▸ EXERCISE DIRECTIONS: Copy out each line that includes the word "this".

▸ DATA ENTRIES:
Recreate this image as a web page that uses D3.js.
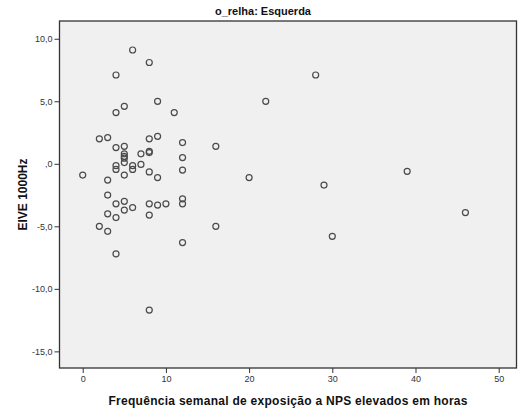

---

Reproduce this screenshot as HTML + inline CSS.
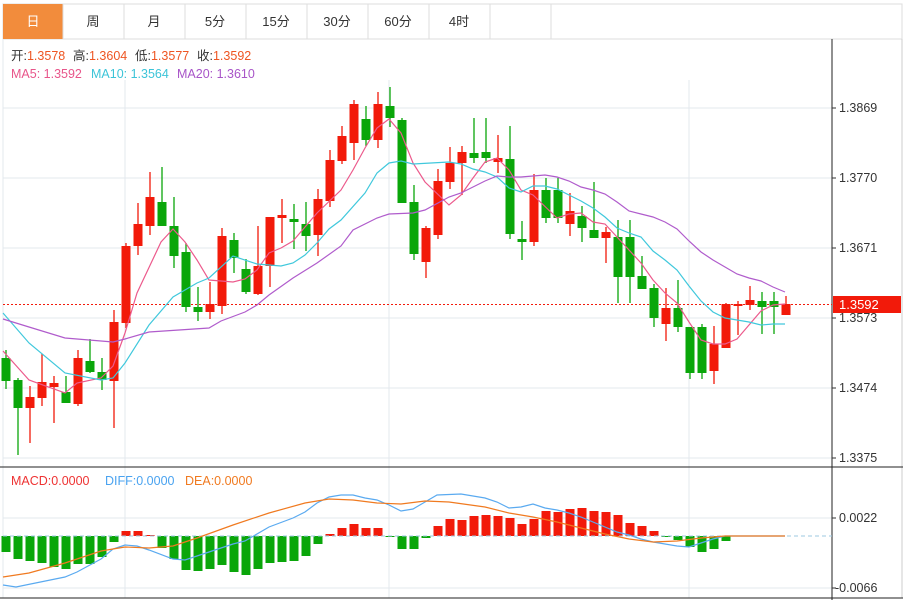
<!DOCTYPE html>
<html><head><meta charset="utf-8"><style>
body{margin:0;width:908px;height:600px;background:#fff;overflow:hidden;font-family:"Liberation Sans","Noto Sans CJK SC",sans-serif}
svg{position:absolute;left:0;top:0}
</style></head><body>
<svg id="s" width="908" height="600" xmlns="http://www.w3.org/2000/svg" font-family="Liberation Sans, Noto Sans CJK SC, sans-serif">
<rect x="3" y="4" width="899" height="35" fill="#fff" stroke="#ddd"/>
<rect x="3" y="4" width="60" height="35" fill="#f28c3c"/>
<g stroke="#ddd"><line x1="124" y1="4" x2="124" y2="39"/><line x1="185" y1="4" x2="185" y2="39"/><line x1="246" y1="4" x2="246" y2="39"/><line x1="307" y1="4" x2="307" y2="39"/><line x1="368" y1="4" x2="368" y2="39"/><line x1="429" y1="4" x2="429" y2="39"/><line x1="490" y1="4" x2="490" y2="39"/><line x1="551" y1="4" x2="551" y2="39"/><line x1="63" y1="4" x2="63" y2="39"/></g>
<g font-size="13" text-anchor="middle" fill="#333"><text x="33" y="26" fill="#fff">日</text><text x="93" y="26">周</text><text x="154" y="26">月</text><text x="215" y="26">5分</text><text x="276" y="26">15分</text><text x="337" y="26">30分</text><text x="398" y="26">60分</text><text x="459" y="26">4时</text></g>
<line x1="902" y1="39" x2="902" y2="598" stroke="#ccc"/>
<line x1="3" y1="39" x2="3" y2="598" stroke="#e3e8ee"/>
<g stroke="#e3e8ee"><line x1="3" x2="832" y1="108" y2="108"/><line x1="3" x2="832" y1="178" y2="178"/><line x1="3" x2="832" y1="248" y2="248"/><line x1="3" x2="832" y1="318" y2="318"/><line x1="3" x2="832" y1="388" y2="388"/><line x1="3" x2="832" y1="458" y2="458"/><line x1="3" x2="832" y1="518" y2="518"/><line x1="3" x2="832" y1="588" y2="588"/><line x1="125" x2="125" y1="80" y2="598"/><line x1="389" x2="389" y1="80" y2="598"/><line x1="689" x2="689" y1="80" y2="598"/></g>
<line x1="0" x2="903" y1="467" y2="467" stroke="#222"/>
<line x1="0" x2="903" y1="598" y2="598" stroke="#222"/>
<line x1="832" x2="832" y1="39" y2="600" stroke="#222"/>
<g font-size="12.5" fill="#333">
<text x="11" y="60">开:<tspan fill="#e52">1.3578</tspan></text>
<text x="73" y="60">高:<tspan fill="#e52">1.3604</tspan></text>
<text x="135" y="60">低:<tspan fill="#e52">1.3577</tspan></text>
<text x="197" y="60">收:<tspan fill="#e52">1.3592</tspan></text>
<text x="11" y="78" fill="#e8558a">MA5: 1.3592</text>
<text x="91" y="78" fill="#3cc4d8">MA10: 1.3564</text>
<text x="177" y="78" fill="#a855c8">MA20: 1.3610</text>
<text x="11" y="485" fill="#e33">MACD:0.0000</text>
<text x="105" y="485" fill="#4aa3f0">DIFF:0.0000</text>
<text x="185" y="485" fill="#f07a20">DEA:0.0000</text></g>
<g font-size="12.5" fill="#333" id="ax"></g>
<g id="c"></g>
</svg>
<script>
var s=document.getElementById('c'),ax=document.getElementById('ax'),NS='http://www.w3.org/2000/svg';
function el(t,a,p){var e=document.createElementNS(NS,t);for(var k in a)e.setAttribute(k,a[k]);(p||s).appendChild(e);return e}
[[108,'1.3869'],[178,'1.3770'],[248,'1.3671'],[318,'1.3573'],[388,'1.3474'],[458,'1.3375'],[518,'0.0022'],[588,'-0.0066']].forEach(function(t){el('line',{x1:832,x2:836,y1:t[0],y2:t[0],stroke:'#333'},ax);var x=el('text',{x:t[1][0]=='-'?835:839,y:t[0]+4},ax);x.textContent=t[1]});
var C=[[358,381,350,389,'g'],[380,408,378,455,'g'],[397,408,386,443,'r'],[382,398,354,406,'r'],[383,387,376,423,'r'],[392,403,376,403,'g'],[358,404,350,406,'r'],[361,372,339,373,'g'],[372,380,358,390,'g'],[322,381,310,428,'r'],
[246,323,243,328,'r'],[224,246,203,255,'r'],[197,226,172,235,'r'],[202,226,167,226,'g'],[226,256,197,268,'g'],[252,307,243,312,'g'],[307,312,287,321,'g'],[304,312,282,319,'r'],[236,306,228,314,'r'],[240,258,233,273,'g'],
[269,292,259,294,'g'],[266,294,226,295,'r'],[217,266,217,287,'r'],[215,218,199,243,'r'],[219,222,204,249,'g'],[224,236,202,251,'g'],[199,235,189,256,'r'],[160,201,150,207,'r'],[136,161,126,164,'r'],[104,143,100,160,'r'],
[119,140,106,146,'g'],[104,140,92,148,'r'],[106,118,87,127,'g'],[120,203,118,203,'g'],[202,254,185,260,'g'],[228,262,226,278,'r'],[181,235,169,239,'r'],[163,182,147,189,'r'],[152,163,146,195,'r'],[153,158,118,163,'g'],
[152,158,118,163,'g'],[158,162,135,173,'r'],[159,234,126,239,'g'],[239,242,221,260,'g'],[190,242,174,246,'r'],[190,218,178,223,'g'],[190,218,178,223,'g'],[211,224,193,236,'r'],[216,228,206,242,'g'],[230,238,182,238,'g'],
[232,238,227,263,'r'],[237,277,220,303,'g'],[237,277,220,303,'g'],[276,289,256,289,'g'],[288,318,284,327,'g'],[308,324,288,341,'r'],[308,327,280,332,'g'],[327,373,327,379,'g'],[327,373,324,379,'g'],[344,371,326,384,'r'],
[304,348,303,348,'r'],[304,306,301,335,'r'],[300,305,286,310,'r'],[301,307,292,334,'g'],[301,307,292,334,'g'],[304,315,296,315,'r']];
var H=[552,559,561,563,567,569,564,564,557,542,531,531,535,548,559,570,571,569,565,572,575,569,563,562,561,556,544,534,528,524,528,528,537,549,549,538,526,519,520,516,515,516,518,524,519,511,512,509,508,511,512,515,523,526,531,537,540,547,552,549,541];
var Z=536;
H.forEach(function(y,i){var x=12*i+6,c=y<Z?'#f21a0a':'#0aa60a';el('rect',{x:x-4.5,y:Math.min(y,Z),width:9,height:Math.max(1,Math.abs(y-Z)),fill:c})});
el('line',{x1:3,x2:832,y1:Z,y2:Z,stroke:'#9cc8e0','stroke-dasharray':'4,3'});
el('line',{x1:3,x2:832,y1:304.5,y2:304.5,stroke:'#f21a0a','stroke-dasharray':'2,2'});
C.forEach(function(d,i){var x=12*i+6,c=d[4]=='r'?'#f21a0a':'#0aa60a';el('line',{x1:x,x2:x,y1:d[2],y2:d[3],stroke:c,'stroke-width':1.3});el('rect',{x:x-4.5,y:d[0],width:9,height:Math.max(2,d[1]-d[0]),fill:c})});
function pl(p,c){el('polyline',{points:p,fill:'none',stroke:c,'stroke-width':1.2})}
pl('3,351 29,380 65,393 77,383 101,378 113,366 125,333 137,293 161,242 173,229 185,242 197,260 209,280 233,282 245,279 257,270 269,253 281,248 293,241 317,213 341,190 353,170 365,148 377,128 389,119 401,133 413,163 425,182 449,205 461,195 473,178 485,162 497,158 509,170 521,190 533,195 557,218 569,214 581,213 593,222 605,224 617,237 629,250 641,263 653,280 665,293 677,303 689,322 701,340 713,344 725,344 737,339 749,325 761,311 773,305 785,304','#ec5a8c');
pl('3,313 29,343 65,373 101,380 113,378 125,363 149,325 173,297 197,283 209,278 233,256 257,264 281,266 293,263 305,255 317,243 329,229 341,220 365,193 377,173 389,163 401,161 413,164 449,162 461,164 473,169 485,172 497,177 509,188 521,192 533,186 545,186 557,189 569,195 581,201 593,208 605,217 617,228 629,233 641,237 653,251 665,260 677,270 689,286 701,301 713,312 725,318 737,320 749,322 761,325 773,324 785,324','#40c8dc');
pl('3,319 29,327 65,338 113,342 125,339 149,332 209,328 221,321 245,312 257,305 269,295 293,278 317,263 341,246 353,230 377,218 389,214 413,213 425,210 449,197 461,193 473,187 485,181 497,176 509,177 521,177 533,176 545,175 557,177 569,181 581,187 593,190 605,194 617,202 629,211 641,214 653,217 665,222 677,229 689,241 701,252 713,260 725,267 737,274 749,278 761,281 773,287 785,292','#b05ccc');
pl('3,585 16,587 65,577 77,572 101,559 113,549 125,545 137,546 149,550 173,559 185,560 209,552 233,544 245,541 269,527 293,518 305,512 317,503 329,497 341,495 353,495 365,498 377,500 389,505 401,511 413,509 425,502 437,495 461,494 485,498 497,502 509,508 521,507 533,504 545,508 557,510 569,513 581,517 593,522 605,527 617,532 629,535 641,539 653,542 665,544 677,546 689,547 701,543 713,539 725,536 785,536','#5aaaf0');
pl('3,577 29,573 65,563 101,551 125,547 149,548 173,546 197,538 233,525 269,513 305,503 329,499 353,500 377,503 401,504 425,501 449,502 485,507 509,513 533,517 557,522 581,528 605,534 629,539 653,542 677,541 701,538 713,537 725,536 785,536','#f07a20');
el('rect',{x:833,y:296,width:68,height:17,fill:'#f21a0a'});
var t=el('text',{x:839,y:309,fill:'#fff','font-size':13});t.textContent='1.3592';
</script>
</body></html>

...

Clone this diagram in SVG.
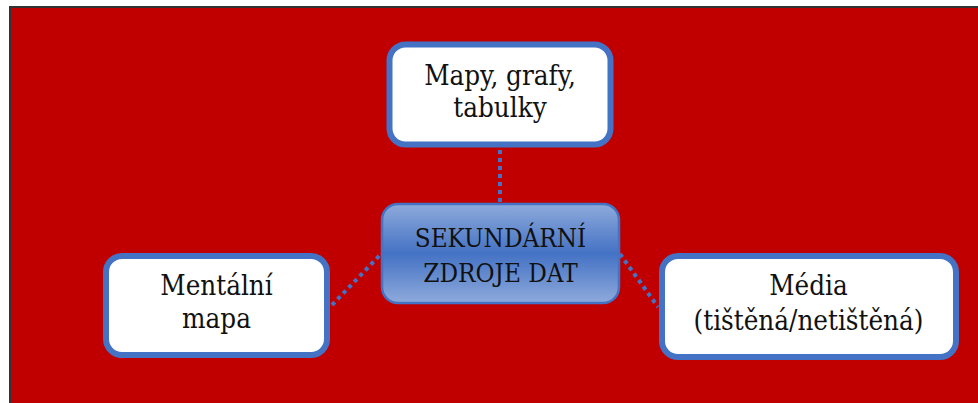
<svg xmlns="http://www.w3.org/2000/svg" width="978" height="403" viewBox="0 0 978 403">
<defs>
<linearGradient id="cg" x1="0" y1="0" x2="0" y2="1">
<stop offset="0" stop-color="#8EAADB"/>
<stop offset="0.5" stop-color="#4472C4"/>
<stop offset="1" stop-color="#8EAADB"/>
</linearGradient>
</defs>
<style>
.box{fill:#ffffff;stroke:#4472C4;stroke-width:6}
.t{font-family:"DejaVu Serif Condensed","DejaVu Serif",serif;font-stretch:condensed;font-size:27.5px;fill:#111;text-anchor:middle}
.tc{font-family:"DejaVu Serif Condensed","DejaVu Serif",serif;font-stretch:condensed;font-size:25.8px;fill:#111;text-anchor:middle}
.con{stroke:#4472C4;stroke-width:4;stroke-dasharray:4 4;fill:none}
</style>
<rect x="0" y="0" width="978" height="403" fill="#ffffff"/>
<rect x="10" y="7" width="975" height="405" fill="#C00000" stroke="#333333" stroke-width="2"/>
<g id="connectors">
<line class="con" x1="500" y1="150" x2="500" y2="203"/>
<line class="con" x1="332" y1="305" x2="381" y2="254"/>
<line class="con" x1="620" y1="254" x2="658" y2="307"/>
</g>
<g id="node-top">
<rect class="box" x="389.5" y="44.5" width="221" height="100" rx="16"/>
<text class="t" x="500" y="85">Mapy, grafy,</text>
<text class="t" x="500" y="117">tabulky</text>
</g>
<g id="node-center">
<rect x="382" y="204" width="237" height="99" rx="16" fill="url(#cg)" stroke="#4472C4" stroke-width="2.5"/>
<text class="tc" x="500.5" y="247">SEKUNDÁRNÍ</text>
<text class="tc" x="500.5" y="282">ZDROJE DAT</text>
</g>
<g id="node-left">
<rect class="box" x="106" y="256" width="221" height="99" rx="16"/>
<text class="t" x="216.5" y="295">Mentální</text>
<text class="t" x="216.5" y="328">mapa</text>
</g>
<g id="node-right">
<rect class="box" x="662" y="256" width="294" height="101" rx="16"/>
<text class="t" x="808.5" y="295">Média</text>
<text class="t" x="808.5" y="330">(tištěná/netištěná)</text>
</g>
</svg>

▸ OUTPUT OF THE TASK:
Recreate this image as a web page that uses D3.js.
Reproduce this screenshot as HTML + inline CSS.
Clone this diagram in SVG.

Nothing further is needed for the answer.